More than 100 students, faculty and staff were involved in the innovative five-week project

A number of years ago, alumnus filmmaker Francis Ford Coppola began experimenting with the concept of "Live Cinema," a unique hybrid of live theater, film and television performed and viewed in real time. On Friday, he brought the idea to vivid life on the stage of the UCLA School of Theater, Film and Television (UCLA TFT)'s Freud Playhouse in a 25-minute student broadcast that was seen in a select number of screening rooms around the world.

The broadcast was the culmination of a workshop project five weeks in the making at UCLA TFT, with a team of more than 100 students, faculty and staff serving as active crew members in all areas of production, including acting, sound, set design and construction, costume, props, editing, stage management and producing. Shot with more than 40 cameras, the project is a labor of love for the five-time Academy Award-winning Coppola, who returned to his alma mater, where he received an M.F.A. in Theater Arts in 1967, to direct a portion of his impressive 500-page screenplay Distant Vision. Saturday's workshop served as his Live Cinema "proof of concept."

Distant Vision (a 19th century term for television) is the story of three generations of an Italian-American family whose history spans the development of television. UCLA TFT co-sponsored the workshop with American Zoetrope, Coppola's production company.

The concept of Live Cinema envisions that by utilizing feeds from a multitude of cameras, instant replay servers, and other sources, all of which the director can switch live with the most technologically advanced broadcast equipment, a new kind of moviemaking is possible — performed live and viewed by an audience in real time. The look and feel is more cinematic in nature than what is typically employed for live dramatic and musical broadcasts, and has the in-the-moment energy of a live event. Live Cinema depends on a definitive script, extensive planning, rehearsal, and coordination of a variety of sources enabling the real-time selection of views, music and effects to be combined into the desired expression of ideas and moods. Although the audience experiences the production in real time, it has many choices of where and what type of viewing medium is used. Live Cinema can simultaneously be performed in multiple cinema theaters, configured auditoriums, on network television, cable television or Internet streaming to home theaters or personal devices.

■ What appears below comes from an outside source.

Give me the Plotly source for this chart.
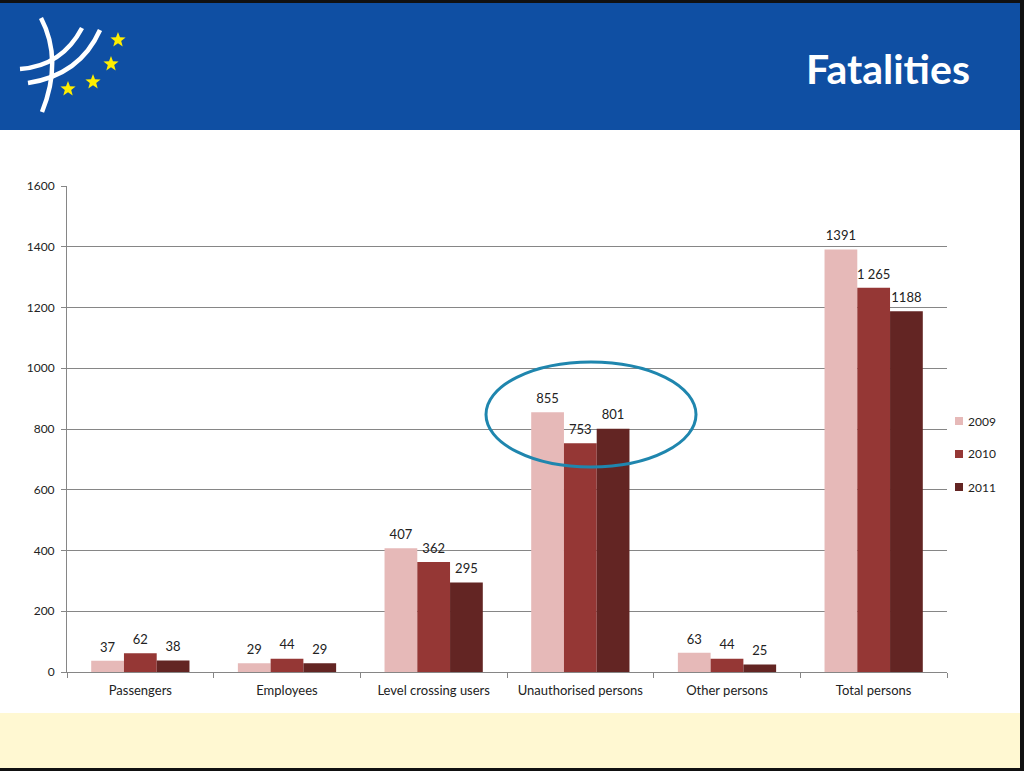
import plotly.graph_objects as go
import math

categories = ["Passengers", "Employees", "Level crossing users",
              "Unauthorised persons", "Other persons", "Total persons"]
years = ["2009", "2010", "2011"]
v2009 = [37, 29, 407, 855, 63, 1391]
v2010 = [62, 44, 362, 753, 44, 1265]
v2011 = [38, 29, 295, 801, 25, 1188]
t2009 = ["37", "29", "407", "855", "63", "1391"]
t2010 = ["62", "44", "362", "753", "44", "1 265"]
t2011 = ["38", "29", "295", "801", "25", "1188"]
colors = ["#E6B9B8", "#953735", "#632523"]
y_ticks = [0, 200, 400, 600, 800, 1000, 1200, 1400, 1600]

W, H = 1024, 771
L, R, T, B = 67, 947, 186, 672
FONT = "Lato"

def px(x):
    return (x - L) / (R - L)

def py(y):
    return (B - y) / (B - T)

fig = go.Figure()
for name, vals, c in zip(years, [v2009, v2010, v2011], colors):
    fig.add_trace(go.Bar(
        x=categories, y=vals, name=name, marker_color=c,
        marker_line_width=0, offsetgroup=name, showlegend=False,
    ))
for name, vals, txt in zip(years, [v2009, v2010, v2011], [t2009, t2010, t2011]):
    fig.add_trace(go.Scatter(
        x=categories, y=vals, text=txt, mode="markers+text", textposition="top center",
        marker=dict(size=8, color="rgba(0,0,0,0)"), hoverinfo="skip",
        offsetgroup=name, cliponaxis=False, showlegend=False,
        textfont=dict(size=13, color="#222", family=FONT),
    ))

shapes = []
annotations = []
# black frame edges
shapes.append(dict(type="rect", xref="paper", yref="paper", x0=px(0), x1=px(W), y0=py(0), y1=py(3),
                   fillcolor="#111", line_width=0, layer="below"))
shapes.append(dict(type="rect", xref="paper", yref="paper", x0=px(1020), x1=px(W), y0=py(0), y1=py(H),
                   fillcolor="#111", line_width=0, layer="below"))
# header band
shapes.append(dict(type="rect", xref="paper", yref="paper", x0=px(0), x1=px(1020), y0=py(3), y1=py(130),
                   fillcolor="#0F4FA3", line_width=0, layer="below"))
# footer band
shapes.append(dict(type="rect", xref="paper", yref="paper", x0=px(0), x1=px(1020), y0=py(713), y1=py(768),
                   fillcolor="#FFF8D2", line_width=0, layer="below"))
shapes.append(dict(type="rect", xref="paper", yref="paper", x0=px(0), x1=px(W), y0=py(768), y1=py(H),
                   fillcolor="#111", line_width=0, layer="below"))

def P(x, y):
    return f"{px(x):.5f},{py(y):.5f}"

# logo white strokes
strokes = [
    f"M{P(41,18)} Q{P(63,60)} {P(42,112)}",
    f"M{P(20,69)} Q{P(62,66)} {P(82,28)}",
    f"M{P(28,83)} Q{P(80,75)} {P(100,30)}",
]
for s in strokes:
    shapes.append(dict(type="path", xref="paper", yref="paper", path=s,
                       line=dict(color="white", width=4.5)))

def star(cx, cy, r):
    pts = []
    for i in range(10):
        ang = -math.pi / 2 + i * math.pi / 5
        rr = r if i % 2 == 0 else r * 0.42
        pts.append(P(cx + rr * math.cos(ang), cy + rr * math.sin(ang)))
    return "M" + " L".join(pts) + " Z"

for (cx, cy) in [(118, 40), (111, 64), (93, 82), (68, 89)]:
    shapes.append(dict(type="path", xref="paper", yref="paper", path=star(cx, cy, 8),
                       fillcolor="#FFEE00", line_width=0))

# highlight ellipse
shapes.append(dict(type="circle", xref="paper", yref="paper",
                   x0=px(486), x1=px(696), y0=py(362), y1=py(467),
                   line=dict(color="#1F86AE", width=3)))

# legend (manual)
for i, (name, c) in enumerate(zip(years, colors)):
    yc = 421 + 33 * i
    shapes.append(dict(type="rect", xref="paper", yref="paper",
                       x0=px(955), x1=px(963), y0=py(yc - 4), y1=py(yc + 4),
                       fillcolor=c, line_width=0))
    annotations.append(dict(text=name, xref="paper", yref="paper", x=px(966), y=py(yc),
                            xanchor="left", yanchor="middle", showarrow=False,
                            font=dict(size=12, color="#222", family=FONT)))

annotations.append(dict(text="<b>Fatalities</b>", xref="paper", yref="paper",
                        x=px(972), y=py(68), xanchor="right", yanchor="middle",
                        showarrow=False, font=dict(size=41, color="white", family=FONT)))

fig.update_layout(
    width=W, height=H,
    margin=dict(l=L, r=W - R, t=T, b=H - B, pad=0, autoexpand=False),
    paper_bgcolor="white", plot_bgcolor="white",
    barmode="group", bargap=0.33, bargroupgap=0,
    scattermode="group", scattergap=0.33,
    font=dict(family=FONT, size=12, color="#222"),
    shapes=shapes, annotations=annotations,
    showlegend=False, hovermode=False,
)
fig.update_xaxes(showline=True, linecolor="#868686", linewidth=1, ticks="outside",
                 tickson="boundaries", ticklen=5, tickcolor="#868686",
                 tickfont=dict(size=13, family=FONT, color="#222"), showgrid=False,
                 ticklabelstandoff=6)
fig.update_yaxes(range=[0, 1600], tickvals=y_ticks, showline=True, linecolor="#868686",
                 linewidth=1, ticks="outside", ticklen=5, tickcolor="#868686",
                 gridcolor="#868686", gridwidth=1, zeroline=False,
                 tickfont=dict(size=12, family=FONT, color="#222"), ticklabelstandoff=4)

fig.write_html("out.html")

Explains Coppola: "I felt the need to experiment in order to learn the actual methodology of live cinema, which is a hybrid of theater, film and television. The shot is the basic element, as in film; the live performance is from theater; and the advanced television technology to enable it is borrowed from TV sports. It is very exciting to work in."

"Francis has amazed and enthralled all of us — students, faculty and staff — with his fearless and bold mastery of visual storytelling at its deepest and most transformational state," says UCLA TFT Dean Teri Schwartz. "We thank Francis for this magnificent opportunity for our students to work alongside him as he takes cinema into an utterly exciting and inspiring future."